Les populations sinistrées sont actuellement entassées dans les salles de classe du CEG de Banh. A la mairie de Banh, des locaux non encore réceptionnés, ils sont environ 300 sinistrés, hommes, femmes et enfants à partager au quotidien les mêmes réalités de la malnutrition, du froid, des moustiques et des serpents. Amsatou Cissé affirme avoir tout perdu dans les inondations. « Je n’ai pas pu récupérer une seule graine de mil. Nous n’avons rien à manger. Nous avons faim. » Suite à ces sinistres, les autorités sanitaires craignent un risque d’épidémie de cholera et des maladies diarrhéiques.

La malnutrition risque surtout d’aggraver ces problèmes chez les enfants. Le nombre d’infections palustre a connu une recrudescence cette semaine et les risques de morsure de serpent sont à craindre selon un agent de santé de Banh. A Banwela des problèmes de santé liés à la consommation d’eau de bas-fonds sont signalés. Des problèmes qui restent aggravés par l’inaccessibilité des centres de santé et les conditions précaires de vie de ces populations. Pour le Médecin chef du district sanitaire de Titao, monsieur Abdoulaye PORGO, le besoin en médicaments de première nécessité, en désinfectants, en matériel de couchage, en moustiquaires et surtout en tentes et en couvertures s’avère pressant pour parer au pire.

Des dotations en deçà des besoins

Une dotation de 10 t de maïs, 03 t de riz, 2 t de dattes, 200 couverts, 200 nattes, etc. a été octroyé le 9 août à la province du Loroum. Un premier geste de solidarité accueilli favorablement par les populations mais qui reste largement en deçà des besoins face à une population sinistrée, sans abris et sans provisions, estimée à plus de 6000 personnes. Les salles de classes, les locaux de la mairie, de l’inspection primaire de Banh sont entièrement débordés. A Pellaboukou, Banwela, Banh, Bani plusieurs personnes passent la nuit à la belle étoile en ces temps de pluies et de froid hivernal.

Plusieurs nourrissons sans eaux potables. La situation est plus que « désolante. Il faut inviter la population à une solidarité interne agissante en ces genres de circonstance. Il faut encore des vivres, des médicaments et des tentes pour parer à l’urgence. » a souligné monsieur Maxime BOUDA, Haut Commissaire de la province du Loroum qui est venu apporter à ces sinistrés le soutien de l’administration.

Abdoul Salam OUARMA
AIB/Titao


Aux grands maus, les grands remedes

La nationale N°23 reliant la ville de Ouahigouya à celle de Djibo en passant par Titao mérite un regard plus appuyé. A chaque saison pluvieuse, les populations des localités desservies par cette voie vivent des situations difficiles. Si ce n’est pas un radié qui est entièrement pris par les eaux, c’est une digue qui menace de céder. Cette année encore, il a fallu de très peu pour que des usagers soient emportées par les eaux.

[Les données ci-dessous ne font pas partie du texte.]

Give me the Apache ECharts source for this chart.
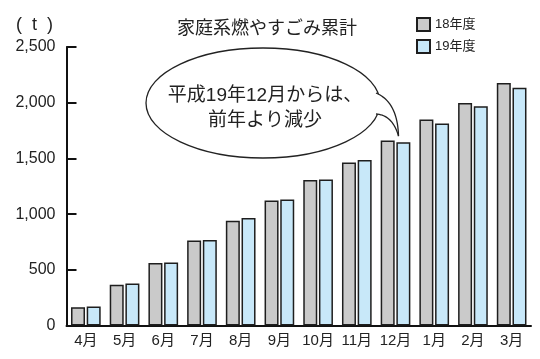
<!DOCTYPE html>
<html>
<head>
<meta charset="utf-8">
<script src="https://cdn.jsdelivr.net/npm/echarts@6/dist/echarts.min.js"></script>
<style>
  html, body { margin: 0; padding: 0; background: #fff; }
  #chart { width: 540px; height: 359px; }
</style>
</head>
<body>
<div id="chart"></div>
<script>
// Monthly cumulative household burnable waste (t), fiscal years 18 and 19
const months = ['4月', '5月', '6月', '7月', '8月', '9月', '10月', '11月', '12月', '1月', '2月', '3月'];
const fy18 = [164, 365, 562, 762, 941, 1123, 1305, 1463, 1660, 1849, 1998, 2177];
const fy19 = [170, 376, 565, 768, 965, 1132, 1311, 1485, 1646, 1813, 1968, 2135];
const seriesNames = ['18年度', '19年度'];
const yTicks = [0, 500, 1000, 1500, 2000, 2500];
const unitLabel = '(  t  )';
const titleText = '家庭系燃やすごみ累計';
const calloutText = '平成19年12月からは、\n前年より減少';

const LATIN = "'Liberation Sans', Arial, 'Noto Sans CJK JP', sans-serif";
const NARROW = "'Liberation Sans Narrow', 'Liberation Sans', Arial, sans-serif";

const chart = echarts.init(document.getElementById('chart'), null, { renderer: 'canvas' });

const barBorder = { borderColor: '#1e1e1e', borderWidth: 1.5 };

chart.setOption({
  animation: false,
  backgroundColor: '#ffffff',
  title: {
    text: titleText,
    left: 262, top: 13, textAlign: 'center',
    textStyle: { fontSize: 18, fontWeight: 'normal', color: '#222', fontFamily: "'Noto Sans CJK JP', sans-serif" }
  },
  legend: {
    orient: 'vertical',
    left: 416, top: 17, padding: 0,
    itemWidth: 13, itemHeight: 13, itemGap: 7,
    icon: 'rect',
    data: seriesNames,
    textStyle: { fontSize: 13, color: '#222', fontFamily: LATIN }
  },
  grid: { left: 66.5, right: 9, top: 47, bottom: 33.5, containLabel: false },
  xAxis: {
    type: 'category',
    data: months,
    axisLine: { lineStyle: { color: '#111', width: 2 } },
    axisTick: { inside: true, length: 5, lineStyle: { color: '#111', width: 2 } },
    axisLabel: { fontSize: 15, color: '#222', margin: 8, fontFamily: LATIN, interval: 0 }
  },
  yAxis: {
    type: 'value',
    min: yTicks[0], max: yTicks[yTicks.length - 1], interval: yTicks[1] - yTicks[0],
    axisLine: { show: true, lineStyle: { color: '#111', width: 2 } },
    axisTick: { show: true, inside: true, length: 10, lineStyle: { color: '#111', width: 2 } },
    splitLine: { show: false },
    axisLabel: {
      fontSize: 16, color: '#222', margin: 11, fontFamily: NARROW,
      formatter: v => v.toLocaleString('en-US')
    }
  },
  series: [
    {
      name: seriesNames[0], type: 'bar', data: fy18,
      barWidth: 14, barGap: '12%',
      itemStyle: Object.assign({ color: '#cacaca' }, barBorder)
    },
    {
      name: seriesNames[1], type: 'bar', data: fy19,
      barWidth: 14, barGap: '12%',
      itemStyle: Object.assign({ color: '#c8e8f9' }, barBorder)
    }
  ]
});

// Speech bubble pointing at the December FY19 bar
const decIdx = months.indexOf('12月');
const tipBase = chart.convertToPixel({ xAxisIndex: 0, yAxisIndex: 0 }, [decIdx, fy19[decIdx]]);
const tip = [tipBase[0] + 3, tipBase[1] - 6];
const cx = 263, cy = 103, rx = 117, ry = 55;
const up = [376, 93], low = [376, 114];
const upCtrl = [tip[0] - 1, 102], lowCtrl = [tip[0] - 6, 115];

// points along a quadratic curve, used to fill the tail outline
function quadPoints(p0, c, p1, n) {
  const pts = [];
  for (let i = 0; i <= n; i++) {
    const t = i / n, u = 1 - t;
    pts.push([u * u * p0[0] + 2 * u * t * c[0] + t * t * p1[0],
              u * u * p0[1] + 2 * u * t * c[1] + t * t * p1[1]]);
  }
  return pts;
}
const tailFill = [[up[0] - 5, up[1]]]
  .concat(quadPoints(up, upCtrl, tip, 16))
  .concat(quadPoints(tip, lowCtrl, low, 16))
  .concat([[low[0] - 5, low[1]]]);

chart.setOption({
  graphic: [
    {
      type: 'text', x: 16, y: 25, z: 5,
      style: { text: unitLabel, fill: '#222', font: "18px " + LATIN, verticalAlign: 'middle' }
    },
    {
      type: 'ellipse', z: 10,
      shape: { cx: cx, cy: cy, rx: rx, ry: ry },
      style: { fill: '#fff', stroke: '#222', lineWidth: 1.3 }
    },
    {
      // white patch covering the ellipse outline where the tail joins
      type: 'polygon', z: 11,
      shape: { points: tailFill },
      style: { fill: '#fff', stroke: null }
    },
    {
      type: 'polyline', z: 12,
      shape: { points: quadPoints(up, upCtrl, tip, 20) },
      style: { stroke: '#222', lineWidth: 1.3, fill: null }
    },
    {
      type: 'polyline', z: 12,
      shape: { points: quadPoints(low, lowCtrl, tip, 20) },
      style: { stroke: '#222', lineWidth: 1.3, fill: null }
    },
    {
      type: 'text', z: 13, x: cx + 2, y: 108,
      style: {
        text: calloutText, fill: '#222',
        font: "19px " + LATIN,
        align: 'center', verticalAlign: 'middle', lineHeight: 25
      }
    }
  ]
});
</script>
</body>
</html>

Les candidats aux concours directs de la fonction publique ont fait le pied de grue aux abords du barrage de Tougou pour pouvoir se rendre à Ouahigouya dans la nuit du 5 au 6 août 2007. Le barrage de Tougou menace de céder. Sur la digue il ne reste plus que trois mètres pour juste laisser passer charrettes et petits véhicules.

Aucun gros porteur n’ose s’aventurer. Des guides se chargent d’aider les usagers pour traverser le radié monnayant des sommes assez fortes. Pour venir à Titao, il vous faut emprunter deux véhicules : le premier se limitant à Tougou et le deuxième faisant le relais avec Titao. Il est grands temps de penser à la réfection complète et sérieuse de cet axe routier et consolider les ouvrages hydrauliques pour soulager les nombreux usagers.